Can Any one help what is wrong with this full wave rectifier circuit?

[rajbir_123]

 

[KlausST]

Hi,

The way it is connected .. it is no full wave rectifier.

A full wave rectifier has 4 connections:
* AC 1: your upper connection
* AC 2: your lower connection = GND
* "+" : your right connection to the capacitor
* "-" : your left connection ... wrongly not used in your circuit

Klaus

 

[Easy peasy]

it's just plain wrong due to gnd connections re-draw and start again

 

[crutschow]

You cannot have both the input source and the output load grounded with a full-wave rectifier.
Look up full-wave rectifier.

And 1GHz is a rather high frequency for a bridge.

 

[barry]

Pretty much EVERYTHING is wrong with that circuit.
3 out of 4 of those diodes do nothing.
You're uselessly showing undefined parameters.
1 GHz is an awfully high frequency

 

[danadakk]

Here notice ground :

 

[rajbir_123]

Hi,

The way it is connected .. it is no full wave rectifier.

A full wave rectifier has 4 connections:
* AC 1: your upper connection
* AC 2: your lower connection = GND
* "+" : your right connection to the capacitor
* "-" : your left connection ... wrongly not used in your circuit

Klaus

Sir As per the figure stated below I tried to modify the diagram in ADS but Stil now I am not receiving any output. Can anyone help me with the full wave rectifier design file of ADS circuit simulator

 

[KlausST]

Hi,

Please tell us about your knowledge level, so we can adjust our answers.

Now your lower diode has GND on both sides. What do you expect it to do?
Your left diode now shorts the negative part of your input....

A full wave rectifier is one of the most basic circuits. ... you will find many millions of correct schematics in the internet.
You need to be able to reproduce this ...

Both post#4 and post#6 mentioned the GND problem. Did you read the posts? Post#4 shows the schematic.


Klaus

 

[rajbir_123]

Hi,

Please tell us about your knowledge level, so we can adjust our answers.

Now your lower diode has GND on both sides. What do you expect it to do?
Your left diode now shorts the negative part of your input....

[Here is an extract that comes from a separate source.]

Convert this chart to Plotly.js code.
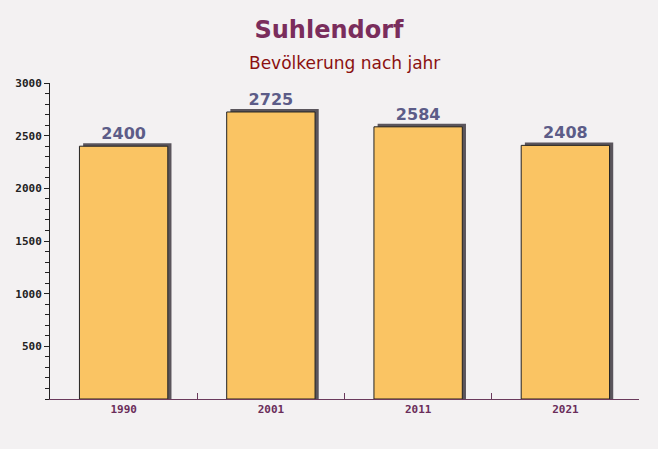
<!DOCTYPE html>
<html><head><meta charset="utf-8">
<script src="https://cdn.plot.ly/plotly-3.0.1.min.js"></script>
<style>html,body{margin:0;padding:0;background:#f3f1f2;}#chart{width:658px;height:449px;}</style>
</head><body><div id="chart"></div>
<script>
const years = ["1990", "2001", "2011", "2021"];
const population = [2400, 2725, 2584, 2408];
const yTickValues = [500, 1000, 1500, 2000, 2500, 3000];

const shadowLift = 28;
const shadow = {
  type: "bar", x: years, y: population.map(v => v + shadowLift),
  width: 0.6, offset: -0.275,
  marker: {color: "#5a555c", line: {width: 0}},
  hoverinfo: "skip", showlegend: false
};
const bars = {
  type: "bar", x: years, y: population,
  width: 0.6, offset: -0.3,
  marker: {color: "#fac463", line: {color: "#222", width: 1}},
  text: population.map(String), textposition: "outside", cliponaxis: false,
  textfont: {family: "DejaVu Sans", size: 16, color: "#5c5c88", weight: "bold"},
  showlegend: false
};
const layout = {
  width: 658, height: 449,
  paper_bgcolor: "#f3f1f2", plot_bgcolor: "rgba(0,0,0,0)",
  margin: {l: 50, r: 19, t: 83, b: 50},
  barmode: "overlay",
  title: {text: "<b>Suhlendorf</b>", x: 0.5, xanchor: "center", y: 0.935, yanchor: "middle",
          font: {family: "DejaVu Sans", size: 24, color: "#7a2d5c"}},
  annotations: [{text: "Bevölkerung nach jahr", xref: "paper", yref: "paper", x: 0.5, y: 1, yshift: 20, yanchor: "middle",
                 showarrow: false, font: {family: "DejaVu Sans", size: 17, color: "#8b1010"}}],
  xaxis: {type: "category", showgrid: false, zeroline: false, showline: true, linecolor: "#6a3a5c", linewidth: 1,
          tickson: "boundaries", ticks: "inside", ticklen: 6, tickcolor: "#6a3a5c",
          tickfont: {family: "DejaVu Sans Mono", size: 11, color: "#6a2d5a", weight: "bold"},
          range: [-0.5, 3.5]},
  yaxis: {range: [0, 3000], showgrid: false, zeroline: false, showline: true, linecolor: "#222", linewidth: 1,
          tickvals: yTickValues, ticktext: yTickValues.map(String), ticks: "outside", ticklen: 5, tickcolor: "#222",
          tickfont: {family: "DejaVu Sans Mono", size: 11, color: "#222", weight: "bold"},
          minor: {dtick: 100, ticks: "outside", ticklen: 4, tickcolor: "#222"}}
};
Plotly.newPlot("chart", [shadow, bars], layout, {displayModeBar: false, staticPlot: true});
</script></body></html>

A full wave rectifier is one of the most basic circuits. ... you will find many millions of correct schematics in the internet.
You need to be able to reproduce this ...

Both post#4 and post#6 mentioned the GND problem. Did you read the posts? Post#4 shows the schematic.


Klaus

I am beginner school student so I ma very noob at this stage

 

[Easy peasy]

your grounds are now shorting out a diode ....

 

[BigBoss]

AC simulation is a Small Signal analysis and cannot be used for Large Signal simulations such as your circuit. It linearizes the circuit components and does not take any harmonics into account including DC. Harmonic Balance is appropriate choice.

 

[KerimF]

The full bridge rectifier has two sides AC and DC. The node 'GND' can exist on one of these two sides only.

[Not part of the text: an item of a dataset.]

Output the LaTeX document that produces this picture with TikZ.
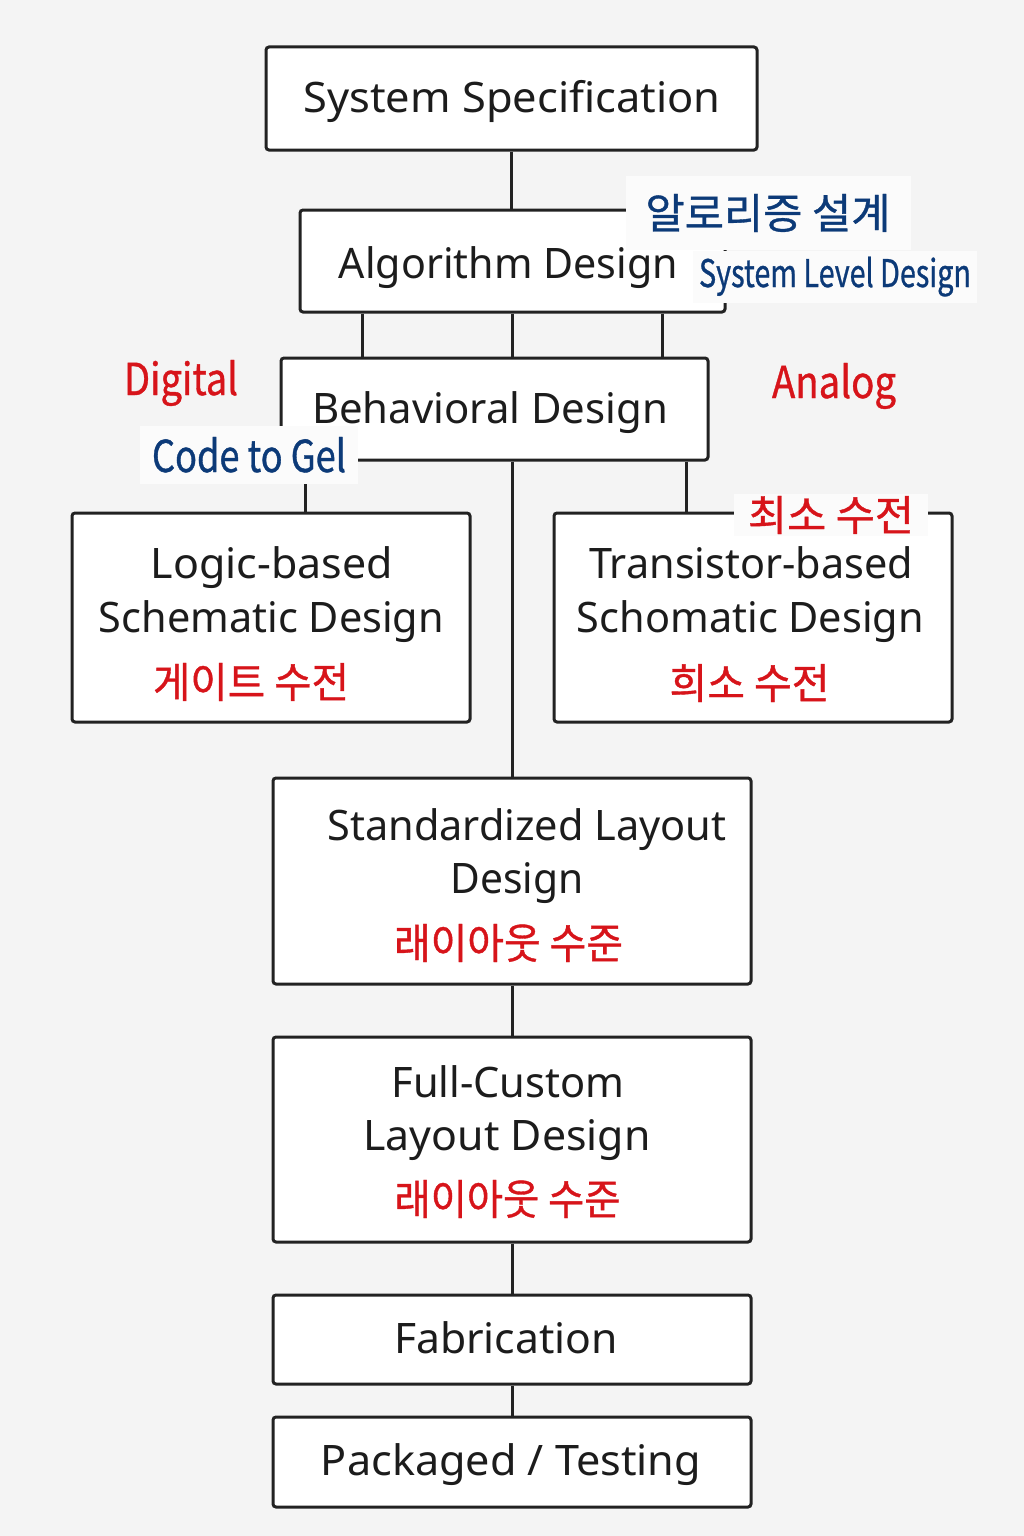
\documentclass[tikz,border=0pt]{standalone}
\usepackage{fontspec}
\usepackage{graphicx}
\setmainfont{Noto Sans}
\newfontfamily\kr[FakeBold=0.9]{Noto Sans CJK KR}
\definecolor{bgc}{HTML}{F4F4F4}
\definecolor{lab}{HTML}{FBFBFB}
\definecolor{ln}{HTML}{222222}
\definecolor{txt}{HTML}{1C1C1C}
\definecolor{krred}{HTML}{D7141A}
\definecolor{krblue}{HTML}{0C3A78}
\newcommand{\fitw}[2]{\resizebox{#1pt}{\height}{#2}}
\begin{document}
\begin{tikzpicture}[x=1pt,y=-1pt,
  box/.style={draw=ln, line width=3pt, fill=white, rounded corners=3pt, inner sep=0pt},
  conn/.style={draw=ln, line width=3pt},
  main/.style={font=\fontsize{42}{50}\selectfont, text=txt, inner sep=0pt, anchor=base},
  kor/.style={font=\kr\fontsize{42}{50}\selectfont, text=krred, inner sep=0pt},
  hand/.style={font=\kr\fontsize{44}{50}\selectfont, inner sep=0pt, anchor=base},
]
\fill[bgc] (0,0) rectangle (1024,1536);
\useasboundingbox (0,0) rectangle (1024,1536);

% boxes
\node[box, minimum width=491pt, minimum height=103pt] (sys) at (511.5,98.5) {};
\node[box, minimum width=425pt, minimum height=102pt] (alg) at (512.5,261) {};
\node[box, minimum width=427pt, minimum height=102pt] (beh) at (494.5,409) {};
\node[box, minimum width=398pt, minimum height=209pt] (logic) at (271,617.5) {};
\node[box, minimum width=398pt, minimum height=209pt] (tran) at (753,617.5) {};
\node[box, minimum width=478pt, minimum height=206pt] (std) at (512,881) {};
\node[box, minimum width=478pt, minimum height=205pt] (full) at (512,1139.5) {};
\node[box, minimum width=478pt, minimum height=89pt] (fab) at (512,1339.5) {};
\node[box, minimum width=478pt, minimum height=90pt] (pack) at (512,1462) {};

% connectors
\draw[conn] (sys.south) -- (sys.south |- alg.north);
\foreach \dx/\nm in {-150/a1,0/a2,150/a3}{
  \coordinate (\nm) at ([xshift=\dx pt]alg.south);
  \draw[conn] (\nm) -- (\nm |- beh.north);
}
\coordinate (lc) at ([xshift=34pt]logic.north);
\draw[conn] (lc |- beh.south) -- (lc);
\coordinate (tc) at ([xshift=-67pt]tran.north);
\draw[conn] (tc |- beh.south) -- (tc);
\draw[conn] (std.north |- beh.south) -- (std.north);
\draw[conn] (std.south) -- (full.north);
\draw[conn] (full.south) -- (fab.north);
\draw[conn] (fab.south) -- (pack.north);

% box texts
\node[main] (sysT) at (512,113) {\fitw{417}{System Specification}};
\node[main] (algT) at (508.5,278) {\fitw{339}{Algorithm Design}};
\node[main] (behT) at (490,423) {\fitw{356}{Behavioral Design}};
\node[main] (logT1) at (272,578) {\fitw{242}{Logic-based}};
\node[main] (logT2) at (271.5,632) {\fitw{345}{Schematic Design}};
\node[kor] (logK) at (251,682) {\fitw{196}{게이트 수전}};
\node[main] (trT1) at (751,578) {\fitw{324}{Transistor-based}};
\node[main] (trT2) at (750.5,632) {\fitw{347}{Schomatic Design}};
\node[kor] (trK) at (749.5,683) {\fitw{160}{희소 수전}};
\node[main] (stT1) at (527,840) {\fitw{399}{Standardized Layout}};
\node[main] (stT2) at (517,893) {\fitw{133}{Design}};
\node[kor] (stK) at (508.5,943) {\fitw{229}{래이아웃 수준}};
\node[main] (fuT1) at (508,1097) {\fitw{233}{Full-Custom}};
\node[main] (fuT2) at (507,1150) {\fitw{287}{Layout Design}};
\node[kor] (fuK) at (507.5,1199) {\fitw{226}{래이아웃 수준}};
\node[main] (fabT) at (506,1353) {\fitw{224}{Fabrication}};
\node[main] (pakT) at (511,1475) {\fitw{380}{Packaged / Testing}};

% annotations
\node[font=\kr\fontsize{42}{50}\selectfont, text=krblue, fill=lab, inner xsep=20pt, inner ysep=18pt] (algK) at (768,213) {\fitw{245}{알로리증 설계}};
\node[hand, text=krblue, fill=lab, inner sep=6pt, font=\kr\fontsize{38}{44}\selectfont] (sld) at (835,287) {\fitw{272}{System Level Design}};
\node[hand, text=krred] (dig) at (181,395) {\fitw{114}{Digital}};
\node[hand, text=krred] (ana) at (834,398) {\fitw{124}{Analog}};
\node[hand, text=krblue, fill=lab, inner xsep=12pt, inner ysep=11pt] (ctg) at (249,472) {\fitw{194}{Code to Gel}};
\node[kor, fill=lab, inner xsep=14pt, inner ysep=2pt] (trTop) at (831,515) {\fitw{166}{최소 수전}};
\end{tikzpicture}
\end{document}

For example, on your schematic post (#7), you need to connect the negative node of the bridge (between DIODE1 and DIODE3) with the lower node of the load (R1) after removing the two GNDs at these two nodes. By doing this, there is a GND on the AC side only and no GND on the DC side.

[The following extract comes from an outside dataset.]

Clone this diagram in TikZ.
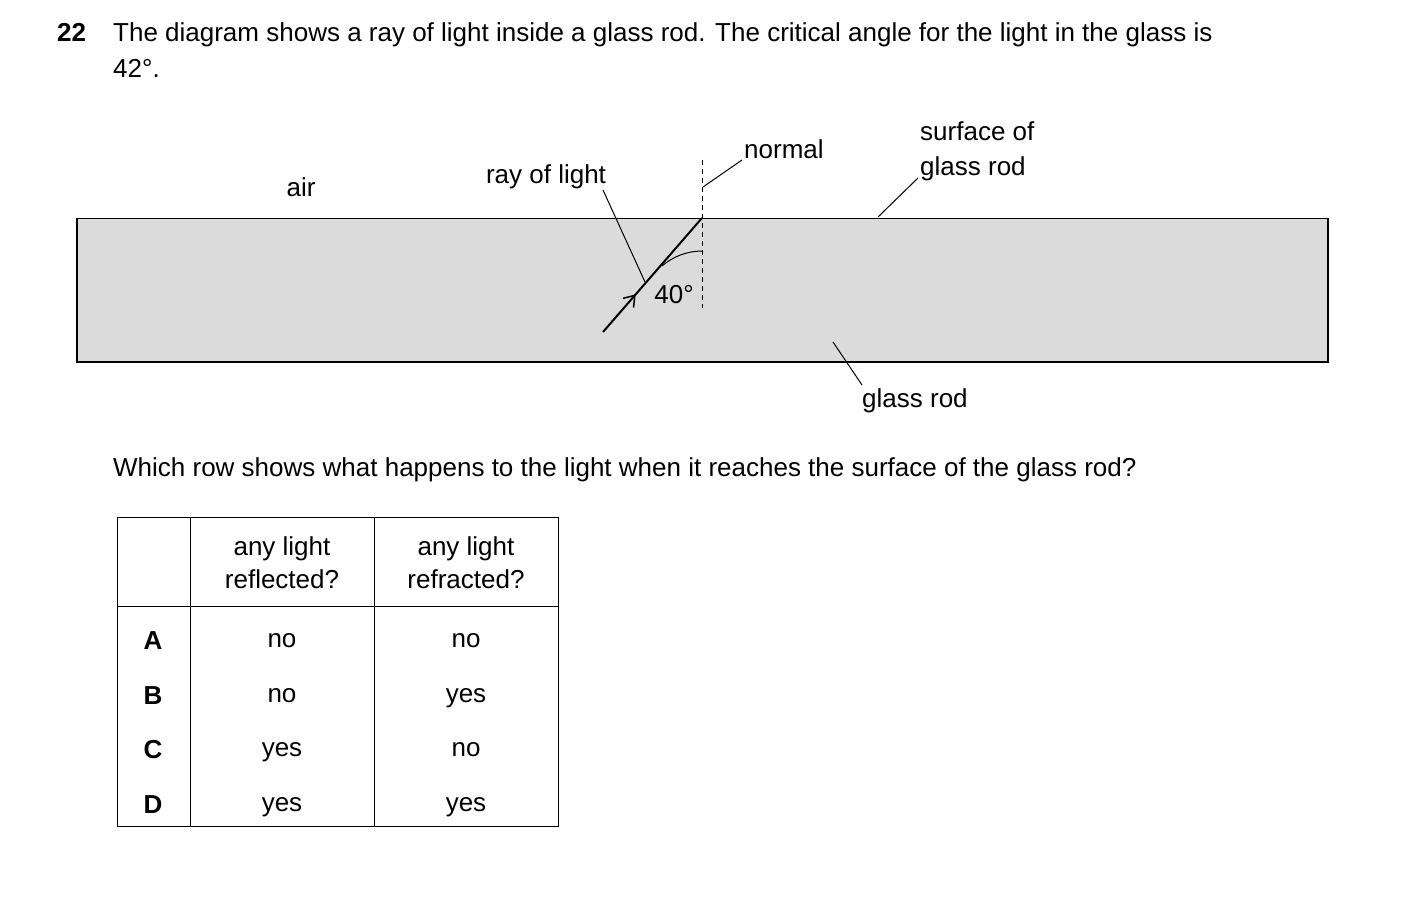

Or, you just need to remove the GND on the AC side which is at the bottom of your schematic (between SRC1 and DIODE3). By doing this, there is a GND on the DC side only and no GND on the AC side.

Kerim

 

[danadakk]

Basic approach, not at 1 Ghz, just where grounds make sense :

Regards, Dana.

 

[crutschow]

I am beginner school student so I ma very noob at this stage

Then you need to learn how to follow a simple schematic,
It should be apparent your circuit is not the same as the posted bridge schematics.

 

[danadakk]

@rajbir_123

As an aside when you look at a circuits, as you journey to being more comfortable
interpreting whats going on in the circuit, when you see differences in what you
are looking at and another web based solution, let the alarm bells go off in your
head and seek the answer on web, and other ref material. Its an accumulated art
to a significant extent, do not despair. Just keep asking questions and seeking on
your own.

Another tool, given you are using a simulator, using simulator probes look at the V, I, P
at various components, that will reveal clues, like your circuit driving a diode directly
with a V source. We know when we drive a diode with a V in forward direction small
changes in V create large changes in current thru it. Same in reverse direction but different
mechanism causing it, junction over voltage breakdown. So in your schematic you have an
AC source strapped right across one of the diodes, on one cycle the V source will cause
high currents thru the diode, in the other if V source generates high enough V that also will
occur. So by probing circuit you will see reasonable currents in some diodes and huge in
others, especially any directly connected to a V source. Keep in mind ideal V source can
deliver infinite current if not limited somehow. Just as a ideal current source can develop
infinite V if one places an infinite R in its path.

So in closing, and device placed in parallel with a ideal V source, does not affect the
V in the circuit because it always puts put, no matter what the load is, a constant V. Its'
like whatever you place in parallel with a V source it does not affect its V, its like the
component is not even there. It does, and can, affect the energy that is required out
of the V source. The inverse is true for ideal current source, no matter what you place
in series it always generates the same current in that branch. Its like the component
does not exist in the branch. Exception again is energy the current source has to deliver.


Regards, Dana.